$\color{Green}{Background:}$
$\textbf{Assumed facts:}$
$\textbf{Theorem 1:}$ Let $R$ be a ring. Then the following conditions are equivalent:
$(1)$ Every ideal of $R$ is finitely generated
$(2)$ Every ascending sequences $I_1\subset I_2\subset I_3\subset\cdots$ of $R$ becomes stationary
$(3)$ Every set $M$ of ideals contiains a maximal element, i.e., an element $J\in M$ which is not properly contained in any $I\in M$
$\textbf{Definition:}$ A ring satisfying the equivalent conditions of theroem 1 is called a $\textbf{Noetherian ring.}$
$\textbf{Theorem 2:}$ Every principal ideal ring is Noetherian.
$\textbf{Exercise 4.1.}$ An $R-$module $M$ is said to be $\textit{cyclic}$ if it is generated by a singleton subset. Let $M=Rx$ be a cyclic $R-$module. Prove that the $R-$module $M$ and $R/\textit{Ann}_R(x)$ are $R-$isomorphic.
[Recall that $\textit{Ann}_R(x)=\{\lambda; \lambda x=0\}.$] Dededuce that if $R$ is a principal ideal domain (i.e., a commutative integral domain in which every ideal is generated by a single subset) and if $x$ is such that $\textit{Ann}_R(x)=p^k R$ for some $p\in R$ then the only submodules of $M$ are those in the chain
$$0=p^k M\subset p^{k-1}M\subset\ldots\subset pM\subset p^0 M=M.$$
[Hint. Use the correspondence theorem.]
Also here is the screenshot of the exercise:
$\color{Red}{Questions:}$
In Exercise 4.1 above, before I can use the correspondence theorem, I am having a lot of trouble figuring out how to show that the only submodules are the ones in the chain $0=p^k M\subset p^{k-1}M\subset\ldots\subset pM\subset p^0 M=M.$ Is the reason for it being that $(p^k)\subset (p)\subset M=Rx,$ and $(p^k)\subset (p).$ Since $R$ is a principal ideal domain and $R=Rx,$ Can I say there exists a $p \in R$ such that $R=(p)$ and since $\text{Ann}_R(x)=p^kR,$ then $p^kR=R$
Thank you in advance
Let $R$ be a principal ideal domain and let $M$ be an $R$-module. Assume that there exists $x \in M$ such that $M=Rx$ and $\text{Ann}_R(x) = p^kR$.

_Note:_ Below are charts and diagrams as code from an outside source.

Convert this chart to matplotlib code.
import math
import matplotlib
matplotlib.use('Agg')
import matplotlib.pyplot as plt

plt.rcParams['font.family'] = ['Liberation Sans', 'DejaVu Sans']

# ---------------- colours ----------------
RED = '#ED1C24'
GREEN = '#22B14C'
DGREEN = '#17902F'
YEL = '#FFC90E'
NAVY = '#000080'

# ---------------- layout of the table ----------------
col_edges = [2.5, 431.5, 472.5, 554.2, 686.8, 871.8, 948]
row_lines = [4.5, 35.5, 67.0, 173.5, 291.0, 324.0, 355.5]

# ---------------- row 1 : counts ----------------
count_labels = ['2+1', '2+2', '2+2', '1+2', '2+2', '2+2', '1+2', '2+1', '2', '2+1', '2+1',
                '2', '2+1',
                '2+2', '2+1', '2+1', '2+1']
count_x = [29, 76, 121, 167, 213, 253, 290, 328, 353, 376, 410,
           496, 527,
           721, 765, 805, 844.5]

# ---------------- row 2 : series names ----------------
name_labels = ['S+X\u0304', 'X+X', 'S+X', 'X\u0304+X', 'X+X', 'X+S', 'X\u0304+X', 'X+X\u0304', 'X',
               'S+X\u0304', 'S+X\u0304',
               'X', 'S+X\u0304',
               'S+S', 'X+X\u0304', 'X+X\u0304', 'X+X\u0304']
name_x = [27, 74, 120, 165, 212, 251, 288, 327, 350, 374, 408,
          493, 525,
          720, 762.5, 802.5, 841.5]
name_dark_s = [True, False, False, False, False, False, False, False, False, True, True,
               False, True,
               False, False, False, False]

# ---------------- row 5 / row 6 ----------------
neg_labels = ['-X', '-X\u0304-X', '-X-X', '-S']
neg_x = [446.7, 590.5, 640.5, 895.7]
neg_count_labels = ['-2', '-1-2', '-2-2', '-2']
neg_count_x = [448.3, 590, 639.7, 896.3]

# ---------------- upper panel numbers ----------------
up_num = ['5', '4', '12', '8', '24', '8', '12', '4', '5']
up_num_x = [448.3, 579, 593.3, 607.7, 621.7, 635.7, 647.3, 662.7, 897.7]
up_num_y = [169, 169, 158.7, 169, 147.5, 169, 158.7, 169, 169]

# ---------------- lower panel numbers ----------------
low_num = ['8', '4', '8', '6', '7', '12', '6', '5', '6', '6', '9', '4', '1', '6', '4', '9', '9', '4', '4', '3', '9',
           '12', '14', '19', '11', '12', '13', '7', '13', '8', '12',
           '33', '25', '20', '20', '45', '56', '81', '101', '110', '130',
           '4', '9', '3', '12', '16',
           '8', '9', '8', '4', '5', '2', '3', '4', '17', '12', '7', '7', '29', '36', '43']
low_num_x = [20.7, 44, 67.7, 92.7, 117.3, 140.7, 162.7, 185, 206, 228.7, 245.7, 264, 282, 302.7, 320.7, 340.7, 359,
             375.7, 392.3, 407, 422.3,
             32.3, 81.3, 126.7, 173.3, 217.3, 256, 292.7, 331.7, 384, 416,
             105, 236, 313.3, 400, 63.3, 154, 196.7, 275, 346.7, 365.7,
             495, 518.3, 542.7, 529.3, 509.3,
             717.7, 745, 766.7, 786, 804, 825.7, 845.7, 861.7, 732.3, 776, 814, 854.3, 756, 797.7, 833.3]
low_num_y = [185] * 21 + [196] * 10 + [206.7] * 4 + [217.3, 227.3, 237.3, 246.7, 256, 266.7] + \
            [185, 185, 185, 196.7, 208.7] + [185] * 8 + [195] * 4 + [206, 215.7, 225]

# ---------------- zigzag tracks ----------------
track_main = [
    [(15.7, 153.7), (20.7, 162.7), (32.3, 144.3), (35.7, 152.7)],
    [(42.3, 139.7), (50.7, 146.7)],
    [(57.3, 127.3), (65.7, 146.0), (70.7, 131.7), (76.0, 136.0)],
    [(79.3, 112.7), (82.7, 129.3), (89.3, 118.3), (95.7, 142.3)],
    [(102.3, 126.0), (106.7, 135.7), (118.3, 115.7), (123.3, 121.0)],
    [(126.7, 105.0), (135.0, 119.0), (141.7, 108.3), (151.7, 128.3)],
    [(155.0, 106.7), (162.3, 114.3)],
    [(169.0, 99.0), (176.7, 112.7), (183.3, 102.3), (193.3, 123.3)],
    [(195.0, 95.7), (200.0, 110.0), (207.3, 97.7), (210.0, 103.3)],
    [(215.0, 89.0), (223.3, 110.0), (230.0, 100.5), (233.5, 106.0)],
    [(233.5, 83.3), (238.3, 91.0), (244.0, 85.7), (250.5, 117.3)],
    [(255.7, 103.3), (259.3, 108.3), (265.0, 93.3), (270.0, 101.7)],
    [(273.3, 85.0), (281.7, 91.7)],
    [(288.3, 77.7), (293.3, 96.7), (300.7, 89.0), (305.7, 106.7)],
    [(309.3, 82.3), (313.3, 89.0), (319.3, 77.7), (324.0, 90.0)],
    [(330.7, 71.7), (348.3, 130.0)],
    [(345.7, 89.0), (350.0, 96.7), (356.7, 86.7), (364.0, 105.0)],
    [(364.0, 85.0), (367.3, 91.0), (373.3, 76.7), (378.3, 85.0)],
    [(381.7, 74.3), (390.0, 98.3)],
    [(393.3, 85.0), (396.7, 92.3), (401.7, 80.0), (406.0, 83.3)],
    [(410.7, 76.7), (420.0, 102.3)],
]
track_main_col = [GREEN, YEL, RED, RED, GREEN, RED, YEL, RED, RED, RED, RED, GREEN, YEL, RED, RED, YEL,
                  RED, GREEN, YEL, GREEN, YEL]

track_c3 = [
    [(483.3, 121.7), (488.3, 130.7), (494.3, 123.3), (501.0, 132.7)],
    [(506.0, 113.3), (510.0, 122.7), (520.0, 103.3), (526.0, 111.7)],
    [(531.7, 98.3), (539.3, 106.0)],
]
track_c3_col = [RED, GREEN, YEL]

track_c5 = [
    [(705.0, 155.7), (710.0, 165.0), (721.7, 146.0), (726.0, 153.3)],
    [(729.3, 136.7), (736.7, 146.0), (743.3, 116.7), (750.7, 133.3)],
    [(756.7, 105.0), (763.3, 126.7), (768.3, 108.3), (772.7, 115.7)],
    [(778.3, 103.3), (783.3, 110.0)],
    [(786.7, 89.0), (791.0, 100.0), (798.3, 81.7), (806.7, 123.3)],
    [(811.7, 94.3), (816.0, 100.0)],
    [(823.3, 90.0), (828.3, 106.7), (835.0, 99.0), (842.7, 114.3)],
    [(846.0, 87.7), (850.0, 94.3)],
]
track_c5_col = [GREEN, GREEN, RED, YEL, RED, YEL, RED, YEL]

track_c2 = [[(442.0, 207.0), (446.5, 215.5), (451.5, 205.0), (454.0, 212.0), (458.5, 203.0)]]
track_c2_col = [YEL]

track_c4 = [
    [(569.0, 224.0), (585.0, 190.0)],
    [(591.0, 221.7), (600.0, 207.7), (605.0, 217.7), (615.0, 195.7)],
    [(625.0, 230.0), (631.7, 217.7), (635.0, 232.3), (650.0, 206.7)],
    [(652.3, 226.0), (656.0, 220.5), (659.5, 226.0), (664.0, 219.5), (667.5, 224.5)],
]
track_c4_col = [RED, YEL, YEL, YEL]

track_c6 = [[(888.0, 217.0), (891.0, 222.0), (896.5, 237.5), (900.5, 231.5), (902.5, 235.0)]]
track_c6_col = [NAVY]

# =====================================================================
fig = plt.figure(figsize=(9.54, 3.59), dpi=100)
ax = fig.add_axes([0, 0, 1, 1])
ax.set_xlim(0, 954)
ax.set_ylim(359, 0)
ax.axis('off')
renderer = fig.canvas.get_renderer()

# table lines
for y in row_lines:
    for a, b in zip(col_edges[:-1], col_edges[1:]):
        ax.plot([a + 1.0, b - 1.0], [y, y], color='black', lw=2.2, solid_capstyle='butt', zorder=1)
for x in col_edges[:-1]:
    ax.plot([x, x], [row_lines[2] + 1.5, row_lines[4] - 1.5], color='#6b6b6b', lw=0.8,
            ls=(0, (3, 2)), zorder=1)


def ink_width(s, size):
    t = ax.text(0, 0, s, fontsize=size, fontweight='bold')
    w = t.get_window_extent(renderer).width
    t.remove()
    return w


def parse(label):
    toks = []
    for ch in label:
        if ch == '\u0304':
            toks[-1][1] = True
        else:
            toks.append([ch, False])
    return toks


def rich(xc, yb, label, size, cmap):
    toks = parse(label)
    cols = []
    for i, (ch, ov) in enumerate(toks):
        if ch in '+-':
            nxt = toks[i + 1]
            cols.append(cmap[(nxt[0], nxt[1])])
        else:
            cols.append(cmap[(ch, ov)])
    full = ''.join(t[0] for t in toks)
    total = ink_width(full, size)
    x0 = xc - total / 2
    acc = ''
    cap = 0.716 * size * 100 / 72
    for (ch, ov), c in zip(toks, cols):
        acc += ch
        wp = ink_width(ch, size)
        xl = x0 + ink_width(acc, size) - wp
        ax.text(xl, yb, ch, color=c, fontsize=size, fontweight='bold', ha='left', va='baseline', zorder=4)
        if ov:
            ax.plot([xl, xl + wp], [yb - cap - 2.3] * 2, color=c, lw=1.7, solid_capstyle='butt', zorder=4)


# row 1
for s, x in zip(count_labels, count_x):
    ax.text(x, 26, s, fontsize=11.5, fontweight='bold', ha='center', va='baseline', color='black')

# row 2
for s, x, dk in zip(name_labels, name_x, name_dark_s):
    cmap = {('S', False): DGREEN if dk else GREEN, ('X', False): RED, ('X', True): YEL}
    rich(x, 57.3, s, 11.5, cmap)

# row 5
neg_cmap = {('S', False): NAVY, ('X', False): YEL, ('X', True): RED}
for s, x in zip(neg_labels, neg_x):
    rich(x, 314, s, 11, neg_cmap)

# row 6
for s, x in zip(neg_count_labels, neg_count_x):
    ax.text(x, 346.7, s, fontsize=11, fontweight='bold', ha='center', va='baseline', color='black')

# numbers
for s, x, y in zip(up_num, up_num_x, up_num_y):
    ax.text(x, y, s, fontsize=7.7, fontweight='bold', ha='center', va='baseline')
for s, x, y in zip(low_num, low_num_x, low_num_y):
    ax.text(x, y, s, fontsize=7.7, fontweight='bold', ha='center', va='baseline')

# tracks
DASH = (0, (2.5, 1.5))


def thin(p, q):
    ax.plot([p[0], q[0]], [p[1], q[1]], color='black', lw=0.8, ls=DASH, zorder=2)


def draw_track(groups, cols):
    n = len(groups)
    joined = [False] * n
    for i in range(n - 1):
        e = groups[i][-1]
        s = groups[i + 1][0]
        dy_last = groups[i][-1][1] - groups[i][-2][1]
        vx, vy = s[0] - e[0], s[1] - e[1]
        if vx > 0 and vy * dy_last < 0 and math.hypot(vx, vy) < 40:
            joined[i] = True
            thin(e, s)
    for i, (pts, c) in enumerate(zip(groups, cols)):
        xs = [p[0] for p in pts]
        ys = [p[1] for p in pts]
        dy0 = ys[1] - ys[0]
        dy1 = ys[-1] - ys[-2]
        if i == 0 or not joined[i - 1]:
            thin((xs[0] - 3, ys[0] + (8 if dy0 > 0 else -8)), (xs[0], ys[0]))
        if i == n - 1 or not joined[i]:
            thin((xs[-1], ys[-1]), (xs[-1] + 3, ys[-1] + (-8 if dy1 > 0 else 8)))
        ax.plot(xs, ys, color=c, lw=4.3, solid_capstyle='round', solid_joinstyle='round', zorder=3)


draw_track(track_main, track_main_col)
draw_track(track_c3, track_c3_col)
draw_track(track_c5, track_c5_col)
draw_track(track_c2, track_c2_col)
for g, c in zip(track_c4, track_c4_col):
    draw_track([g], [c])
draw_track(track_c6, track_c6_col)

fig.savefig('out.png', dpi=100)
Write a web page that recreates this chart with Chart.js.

Consider a submodule of $M$. Since $M \cong R/\text{Ann}_R(x)$, we can say that this submodule is the image of some submodule of $R/\text{Ann}_R(x)$ under the isomorphism $R/\text{Ann}_R(x) \to M$.
By the correspondence theorem, every submodule of $R/\text{Ann}_R(x)$ is of the form $I/\text{Ann}_R(x)$, where $I$ is an ideal of $R$ containing $\text{Ann}_R(x)$.
Since $\text{Ann}_R(x) = p^kR$ and $R$ is a principal ideal domain, the ideals of $R$ containing $\text{Ann}_R(x)$ are of the form $p^lR$, where $l \in \{0,\dots,k\}$. (Check this!)
Finally, prove that the image of $p^lR/\text{Ann}_R(x)$ under the isomorphism $R/\text{Ann}_R(x) \to M$ is $p^lM$.